Homeless man getting the chance to turn life around
He was practically around the corner, marking time in a room at the Holiday Lodge, eating fast-food handouts and enjoying, for the first time in weeks, the comfort of a soft bed.
Diane Warwick read about him: how Charles Paxton was found behind Nevada City’s National Hotel, a wheelchair and tattered sweater his only refuge from the springtime cold, how the kindness of strangers brought the 62-year-old to the motel.
The motel literally around the corner from where Warwick worked as a nurse at Grass Valley Convalescent Hospital.
Thursday, Warwick decided she’d try to give Paxton a chance at a new life.
“When I saw these people living right behind me, I had to do something,” said Warwick, a registered nurse and the convalescent home’s director of nursing.
“I saw this man in a wheelchair, and he was right behind us.
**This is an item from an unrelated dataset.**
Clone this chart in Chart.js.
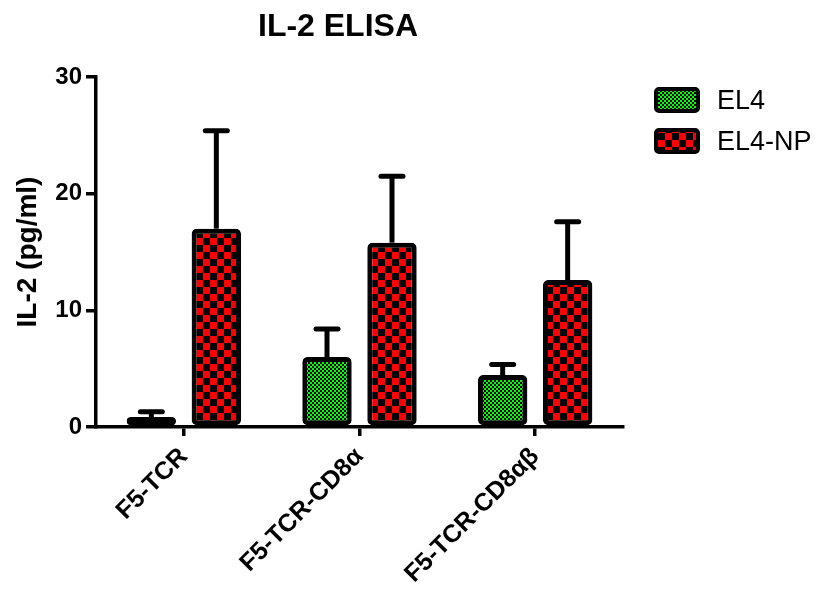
<!DOCTYPE html>
<html>
<head>
<meta charset="utf-8">
<script src="https://cdn.jsdelivr.net/npm/chart.js@4.4.0/dist/chart.umd.min.js"></script>
<style>
  body { margin: 0; background: #fff; }
  #wrap { width: 817px; height: 593px; }
</style>
</head>
<body>
<div id="wrap"><canvas id="myChart" width="817" height="593"></canvas></div>
<script>
// values
const cells = ["F5-TCR", "F5-TCR-CD8α", "F5-TCR-CD8αβ"];
const seriesNames = ["EL4", "EL4-NP"];
const el4 = [0.85, 6.0, 4.45];
const el4Err = [0.45, 2.4, 0.9];
const el4np = [17.0, 15.8, 12.6];
const el4npErr = [8.4, 5.7, 5.0];
const yTicks = [0, 10, 20, 30];

const FONT = "'Liberation Sans', Arial, sans-serif";

// checker patterns like the prism fills
function makePattern(cell, color) {
    const c = document.createElement("canvas");
    c.width = cell * 2;
    c.height = cell * 2;
    const g = c.getContext("2d");
    g.fillStyle = "#000";
    g.fillRect(0, 0, c.width, c.height);
    g.fillStyle = color;
    g.fillRect(0, 0, cell, cell);
    g.fillRect(cell, cell, cell, cell);
    return g.createPattern(c, "repeat");
}

const ctx = document.querySelector("#myChart").getContext("2d");
const greenFill = makePattern(2, "#00ff00");
const redFill = makePattern(7, "#ff0000");

const errors = [el4Err, el4npErr];

const extras = {
    id: "extras",
    afterDatasetsDraw(chart) {
        const c = chart.ctx;
        const yScale = chart.scales.y;
        c.save();
        c.strokeStyle = "#000";
        c.lineWidth = 5;
        chart.data.datasets.forEach(function (ds, i) {
            const meta = chart.getDatasetMeta(i);
            meta.data.forEach(function (bar, j) {
                const top = yScale.getPixelForValue(ds.data[j] + errors[i][j]);
                c.beginPath();
                c.moveTo(bar.x, bar.y);
                c.lineTo(bar.x, top);
                c.stroke();
                c.beginPath();
                c.lineCap = "round";
                c.moveTo(bar.x - 11, top);
                c.lineTo(bar.x + 11, top);
                c.stroke();
                c.lineCap = "butt";
            });
        });
        c.restore();
    },
    afterDraw(chart) {
        const c = chart.ctx;
        c.save();
        // title
        c.fillStyle = "#000";
        c.font = "bold 32px " + FONT;
        c.textAlign = "center";
        c.textBaseline = "alphabetic";
        c.fillText("IL-2 ELISA", 338, 36);
        // legend
        c.font = "27px " + FONT;
        c.textAlign = "left";
        c.textBaseline = "middle";
        chart.data.datasets.forEach(function (ds, i) {
            const cy = 100 + i * 41;
            c.fillStyle = ds.backgroundColor;
            c.fillRect(656, cy - 11, 42, 22);
            c.strokeStyle = "#000";
            c.lineWidth = 4;
            c.beginPath();
            c.roundRect(656, cy - 11, 42, 22, 3);
            c.stroke();
            c.fillStyle = "#000";
            c.fillText(ds.label, 717, cy + 2);
        });
        c.restore();
    },
};

new Chart(ctx, {
    type: "bar",
    data: {
        labels: cells,
        datasets: [
            {
                label: seriesNames[0],
                data: el4,
                backgroundColor: greenFill,
                borderColor: "#000",
                borderWidth: 5,
                borderRadius: 5,
                borderSkipped: false,
                categoryPercentage: 0.74,
                barPercentage: 0.76,
            },
            {
                label: seriesNames[1],
                data: el4np,
                backgroundColor: redFill,
                borderColor: "#000",
                borderWidth: 5,
                borderRadius: 5,
                borderSkipped: false,
                categoryPercentage: 0.74,
                barPercentage: 0.76,
            },
        ],
    },
    options: {
        responsive: false,
        animation: false,
        layout: { padding: { top: 77, right: 194, left: 0, bottom: 0 } },
        plugins: {
            legend: { display: false },
            title: { display: false },
            tooltip: { enabled: false },
        },
        scales: {
            x: {
                afterFit: function (s) { s.height = 166; },
                border: { color: "#000", width: 3.5 },
                grid: { offset: false, drawOnChartArea: false, color: "#000", lineWidth: 3.5, tickLength: 9 },
                ticks: {
                    color: "#000",
                    font: { family: FONT, size: 25, weight: "bold" },
                    minRotation: 45,
                    maxRotation: 45,
                    padding: 6,
                },
            },
            y: {
                min: 0,
                max: 30,
                afterFit: function (s) { s.width = 96; },
                afterBuildTicks: function (s) { s.ticks = yTicks.map(function (v) { return { value: v }; }); },
                border: { color: "#000", width: 3.5 },
                grid: { drawOnChartArea: false, color: "#000", lineWidth: 3.5, tickLength: 10 },
                ticks: {
                    color: "#000",
                    font: { family: FONT, size: 24, weight: "bold" },
                    padding: 4,
                },
                title: {
                    display: true,
                    text: "IL-2 (pg/ml)",
                    color: "#000",
                    font: { family: FONT, size: 28, weight: "bold" },
                    padding: { top: 11, bottom: 0 },
                },
            },
        },
    },
    plugins: [extras],
});
</script>
</body>
</html>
Maybe I could look at his tracheostomy,” a device that helps Paxton breathe. He had cancer of the esophagus.
Paxton was admitted to the 59-bed facility Thursday. He’s receiving three squares a day now, and hospital officials are taking care of his medical arrangements, which include Medi-Cal. His broken ankle, which put him in a wheelchair, will soon be set. He’ll soon see a surgeon to help fix his broken breathing tube.
In the coming days, Warwick and the hospital staff plan to investigate housing options.
For Paxton, it’s the beginning of a new life. For Warwick, Paxton’s recovery means a renewed dedication to her work.
“I’m so very grateful for what she’s done,” Paxton said as he sat in the hospital’s recreation room Tuesday. Though he still sported a sun-baked face, his voice and spirits were raised.
“I’m not getting very active, but I’m getting the rest and nutrition I need. I had no faith at all until she came. It relieves a lot of stress, believe me.
“It gives me a sense of living. I now have some hope.”
Warwick contacted San Juan Ridge resident Claire Grondona, who along with the Emergency Assistance Coalition paid for several nights of lodging at the motel near the convalescent hospital. If not for Grondona, Warwick might never have made the call that changed Paxton’s life.
“I think it’s wonderful,” said Grondona, who previously had been down on the community for its lack of support for the homeless. “I just happened to run into a bunch of loving people.”
Warwick was one of them.
“This wouldn’t have happened without Diane,” said Mindy Burnett, the convalescent hospital’s assistant administrator. “I was hesitant to take him in at first, because of all the stereotypes about the homeless. But it feels wonderful to be a part of something a little bigger than ourselves.”
Warwick has had her sense of purpose restored.
“It gave me so much enthusiasm to help someone. It gave me, as a nurse, a second wind. I’m excited to be a nurse again.”
Once he receives medical treatment, Paxton hopes to visit an ailing sister in Fairfield and rekindle a relationship with his 42 year-old son, Charles, who lives in Stevenson, Wash.
“Now,” he said, “there’s a light in the tunnel.”